Copy out the listing in full, exactly as written, but not its pictures.

— start Data segment —

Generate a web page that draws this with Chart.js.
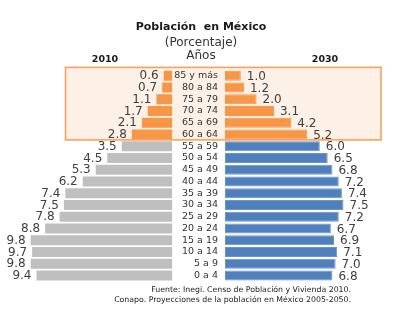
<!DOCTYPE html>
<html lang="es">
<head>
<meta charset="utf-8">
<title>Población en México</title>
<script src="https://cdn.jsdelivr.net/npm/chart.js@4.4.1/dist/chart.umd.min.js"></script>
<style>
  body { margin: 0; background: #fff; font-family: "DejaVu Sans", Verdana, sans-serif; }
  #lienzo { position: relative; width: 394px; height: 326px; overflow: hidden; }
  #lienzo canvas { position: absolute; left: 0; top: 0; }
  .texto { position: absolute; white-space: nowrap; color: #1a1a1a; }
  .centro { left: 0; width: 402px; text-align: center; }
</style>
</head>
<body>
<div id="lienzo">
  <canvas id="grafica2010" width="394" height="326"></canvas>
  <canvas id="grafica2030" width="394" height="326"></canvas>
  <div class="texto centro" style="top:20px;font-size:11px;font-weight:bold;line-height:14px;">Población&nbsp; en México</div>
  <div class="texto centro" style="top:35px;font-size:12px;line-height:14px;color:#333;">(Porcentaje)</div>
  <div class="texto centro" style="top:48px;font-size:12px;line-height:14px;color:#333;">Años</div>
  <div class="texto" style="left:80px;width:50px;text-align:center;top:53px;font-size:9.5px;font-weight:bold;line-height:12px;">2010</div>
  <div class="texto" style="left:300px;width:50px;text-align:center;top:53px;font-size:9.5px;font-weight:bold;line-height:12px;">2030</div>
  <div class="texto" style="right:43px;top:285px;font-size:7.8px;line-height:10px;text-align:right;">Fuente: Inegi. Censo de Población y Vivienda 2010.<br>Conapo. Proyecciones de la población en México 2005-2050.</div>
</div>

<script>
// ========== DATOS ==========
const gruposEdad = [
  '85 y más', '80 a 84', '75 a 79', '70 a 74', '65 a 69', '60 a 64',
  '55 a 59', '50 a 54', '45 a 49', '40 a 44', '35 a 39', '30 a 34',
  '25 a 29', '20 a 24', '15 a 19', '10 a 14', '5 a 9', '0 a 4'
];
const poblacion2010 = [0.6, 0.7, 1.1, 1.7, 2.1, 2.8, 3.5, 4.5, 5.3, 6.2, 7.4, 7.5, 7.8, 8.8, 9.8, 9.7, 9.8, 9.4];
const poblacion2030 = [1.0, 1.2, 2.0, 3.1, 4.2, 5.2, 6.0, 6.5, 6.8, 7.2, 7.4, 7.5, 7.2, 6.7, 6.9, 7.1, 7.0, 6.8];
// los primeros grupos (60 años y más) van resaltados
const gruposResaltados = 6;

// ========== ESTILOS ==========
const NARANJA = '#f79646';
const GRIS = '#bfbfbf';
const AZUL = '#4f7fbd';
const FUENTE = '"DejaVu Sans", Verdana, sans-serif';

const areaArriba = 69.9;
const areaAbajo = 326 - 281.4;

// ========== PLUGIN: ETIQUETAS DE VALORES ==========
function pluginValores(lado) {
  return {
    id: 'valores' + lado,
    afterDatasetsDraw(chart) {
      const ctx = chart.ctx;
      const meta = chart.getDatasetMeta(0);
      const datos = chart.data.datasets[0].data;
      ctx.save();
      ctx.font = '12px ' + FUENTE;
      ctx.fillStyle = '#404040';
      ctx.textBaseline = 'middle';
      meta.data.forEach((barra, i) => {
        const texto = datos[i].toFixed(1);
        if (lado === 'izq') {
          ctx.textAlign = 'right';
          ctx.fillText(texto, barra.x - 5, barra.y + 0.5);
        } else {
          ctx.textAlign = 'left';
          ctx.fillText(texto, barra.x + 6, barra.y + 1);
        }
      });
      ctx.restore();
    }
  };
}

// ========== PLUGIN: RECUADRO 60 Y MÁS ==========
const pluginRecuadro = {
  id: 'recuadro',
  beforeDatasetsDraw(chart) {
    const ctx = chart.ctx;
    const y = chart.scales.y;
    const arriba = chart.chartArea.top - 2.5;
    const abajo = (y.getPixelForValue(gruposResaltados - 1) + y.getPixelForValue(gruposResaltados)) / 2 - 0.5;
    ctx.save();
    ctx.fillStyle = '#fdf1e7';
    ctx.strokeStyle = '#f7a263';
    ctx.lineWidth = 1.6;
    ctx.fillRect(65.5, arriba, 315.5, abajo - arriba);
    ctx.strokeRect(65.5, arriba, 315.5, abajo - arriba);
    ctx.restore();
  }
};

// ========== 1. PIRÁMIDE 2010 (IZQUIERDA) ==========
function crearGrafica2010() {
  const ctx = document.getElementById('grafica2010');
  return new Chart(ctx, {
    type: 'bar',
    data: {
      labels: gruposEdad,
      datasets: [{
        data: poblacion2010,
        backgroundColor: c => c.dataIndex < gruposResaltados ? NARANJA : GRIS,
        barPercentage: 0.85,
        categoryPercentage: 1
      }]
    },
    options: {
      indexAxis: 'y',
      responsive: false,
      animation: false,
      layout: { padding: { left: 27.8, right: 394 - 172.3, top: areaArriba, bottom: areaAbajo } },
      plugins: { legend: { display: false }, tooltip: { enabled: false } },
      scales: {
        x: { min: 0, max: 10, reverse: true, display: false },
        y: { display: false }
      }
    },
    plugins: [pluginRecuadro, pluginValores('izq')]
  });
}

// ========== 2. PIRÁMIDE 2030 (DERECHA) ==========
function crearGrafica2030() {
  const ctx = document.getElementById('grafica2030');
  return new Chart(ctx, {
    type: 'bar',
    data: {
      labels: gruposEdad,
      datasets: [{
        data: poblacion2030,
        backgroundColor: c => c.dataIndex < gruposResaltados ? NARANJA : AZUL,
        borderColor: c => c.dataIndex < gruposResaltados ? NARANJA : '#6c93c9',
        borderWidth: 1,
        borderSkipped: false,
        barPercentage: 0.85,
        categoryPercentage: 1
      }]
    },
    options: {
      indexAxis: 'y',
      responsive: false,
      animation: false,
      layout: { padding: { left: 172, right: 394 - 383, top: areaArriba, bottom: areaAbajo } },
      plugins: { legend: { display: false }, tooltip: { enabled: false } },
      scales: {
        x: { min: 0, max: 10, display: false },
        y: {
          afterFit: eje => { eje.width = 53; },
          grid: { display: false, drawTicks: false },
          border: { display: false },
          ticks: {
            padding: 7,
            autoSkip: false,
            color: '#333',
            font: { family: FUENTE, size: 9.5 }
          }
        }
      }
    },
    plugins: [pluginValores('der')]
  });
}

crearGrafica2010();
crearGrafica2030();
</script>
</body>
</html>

— end Data segment —

§ **Output of the task**
Generate a web page that draws this with Chart.js.
<!DOCTYPE html>
<html lang="es">
<head>
<meta charset="utf-8">
<title>Población en México</title>
<script src="https://cdn.jsdelivr.net/npm/chart.js@4.4.1/dist/chart.umd.min.js"></script>
<style>
  body { margin: 0; background: #fff; font-family: "DejaVu Sans", Verdana, sans-serif; }
  #lienzo { position: relative; width: 394px; height: 326px; overflow: hidden; }
  #lienzo canvas { position: absolute; left: 0; top: 0; }
  .texto { position: absolute; white-space: nowrap; color: #1a1a1a; }
  .centro { left: 0; width: 402px; text-align: center; }
</style>
</head>
<body>
<div id="lienzo">
  <canvas id="grafica2010" width="394" height="326"></canvas>
  <canvas id="grafica2030" width="394" height="326"></canvas>
  <div class="texto centro" style="top:20px;font-size:11px;font-weight:bold;line-height:14px;">Población&nbsp; en México</div>
  <div class="texto centro" style="top:35px;font-size:12px;line-height:14px;color:#333;">(Porcentaje)</div>
  <div class="texto centro" style="top:48px;font-size:12px;line-height:14px;color:#333;">Años</div>
  <div class="texto" style="left:80px;width:50px;text-align:center;top:53px;font-size:9.5px;font-weight:bold;line-height:12px;">2010</div>
  <div class="texto" style="left:300px;width:50px;text-align:center;top:53px;font-size:9.5px;font-weight:bold;line-height:12px;">2030</div>
  <div class="texto" style="right:43px;top:285px;font-size:7.8px;line-height:10px;text-align:right;">Fuente: Inegi. Censo de Población y Vivienda 2010.<br>Conapo. Proyecciones de la población en México 2005-2050.</div>
</div>

<script>
// ========== DATOS ==========
const gruposEdad = [
  '85 y más', '80 a 84', '75 a 79', '70 a 74', '65 a 69', '60 a 64',
  '55 a 59', '50 a 54', '45 a 49', '40 a 44', '35 a 39', '30 a 34',
  '25 a 29', '20 a 24', '15 a 19', '10 a 14', '5 a 9', '0 a 4'
];
const poblacion2010 = [0.6, 0.7, 1.1, 1.7, 2.1, 2.8, 3.5, 4.5, 5.3, 6.2, 7.4, 7.5, 7.8, 8.8, 9.8, 9.7, 9.8, 9.4];
const poblacion2030 = [1.0, 1.2, 2.0, 3.1, 4.2, 5.2, 6.0, 6.5, 6.8, 7.2, 7.4, 7.5, 7.2, 6.7, 6.9, 7.1, 7.0, 6.8];
// los primeros grupos (60 años y más) van resaltados
const gruposResaltados = 6;

// ========== ESTILOS ==========
const NARANJA = '#f79646';
const GRIS = '#bfbfbf';
const AZUL = '#4f7fbd';
const FUENTE = '"DejaVu Sans", Verdana, sans-serif';

const areaArriba = 69.9;
const areaAbajo = 326 - 281.4;

// ========== PLUGIN: ETIQUETAS DE VALORES ==========
function pluginValores(lado) {
  return {
    id: 'valores' + lado,
    afterDatasetsDraw(chart) {
      const ctx = chart.ctx;
      const meta = chart.getDatasetMeta(0);
      const datos = chart.data.datasets[0].data;
      ctx.save();
      ctx.font = '12px ' + FUENTE;
      ctx.fillStyle = '#404040';
      ctx.textBaseline = 'middle';
      meta.data.forEach((barra, i) => {
        const texto = datos[i].toFixed(1);
        if (lado === 'izq') {
          ctx.textAlign = 'right';
          ctx.fillText(texto, barra.x - 5, barra.y + 0.5);
        } else {
          ctx.textAlign = 'left';
          ctx.fillText(texto, barra.x + 6, barra.y + 1);
        }
      });
      ctx.restore();
    }
  };
}

// ========== PLUGIN: RECUADRO 60 Y MÁS ==========
const pluginRecuadro = {
  id: 'recuadro',
  beforeDatasetsDraw(chart) {
    const ctx = chart.ctx;
    const y = chart.scales.y;
    const arriba = chart.chartArea.top - 2.5;
    const abajo = (y.getPixelForValue(gruposResaltados - 1) + y.getPixelForValue(gruposResaltados)) / 2 - 0.5;
    ctx.save();
    ctx.fillStyle = '#fdf1e7';
    ctx.strokeStyle = '#f7a263';
    ctx.lineWidth = 1.6;
    ctx.fillRect(65.5, arriba, 315.5, abajo - arriba);
    ctx.strokeRect(65.5, arriba, 315.5, abajo - arriba);
    ctx.restore();
  }
};

// ========== 1. PIRÁMIDE 2010 (IZQUIERDA) ==========
function crearGrafica2010() {
  const ctx = document.getElementById('grafica2010');
  return new Chart(ctx, {
    type: 'bar',
    data: {
      labels: gruposEdad,
      datasets: [{
        data: poblacion2010,
        backgroundColor: c => c.dataIndex < gruposResaltados ? NARANJA : GRIS,
        barPercentage: 0.85,
        categoryPercentage: 1
      }]
    },
    options: {
      indexAxis: 'y',
      responsive: false,
      animation: false,
      layout: { padding: { left: 27.8, right: 394 - 172.3, top: areaArriba, bottom: areaAbajo } },
      plugins: { legend: { display: false }, tooltip: { enabled: false } },
      scales: {
        x: { min: 0, max: 10, reverse: true, display: false },
        y: { display: false }
      }
    },
    plugins: [pluginRecuadro, pluginValores('izq')]
  });
}

// ========== 2. PIRÁMIDE 2030 (DERECHA) ==========
function crearGrafica2030() {
  const ctx = document.getElementById('grafica2030');
  return new Chart(ctx, {
    type: 'bar',
    data: {
      labels: gruposEdad,
      datasets: [{
        data: poblacion2030,
        backgroundColor: c => c.dataIndex < gruposResaltados ? NARANJA : AZUL,
        borderColor: c => c.dataIndex < gruposResaltados ? NARANJA : '#6c93c9',
        borderWidth: 1,
        borderSkipped: false,
        barPercentage: 0.85,
        categoryPercentage: 1
      }]
    },
    options: {
      indexAxis: 'y',
      responsive: false,
      animation: false,
      layout: { padding: { left: 172, right: 394 - 383, top: areaArriba, bottom: areaAbajo } },
      plugins: { legend: { display: false }, tooltip: { enabled: false } },
      scales: {
        x: { min: 0, max: 10, display: false },
        y: {
          afterFit: eje => { eje.width = 53; },
          grid: { display: false, drawTicks: false },
          border: { display: false },
          ticks: {
            padding: 7,
            autoSkip: false,
            color: '#333',
            font: { family: FUENTE, size: 9.5 }
          }
        }
      }
    },
    plugins: [pluginValores('der')]
  });
}

crearGrafica2010();
crearGrafica2030();
</script>
</body>
</html>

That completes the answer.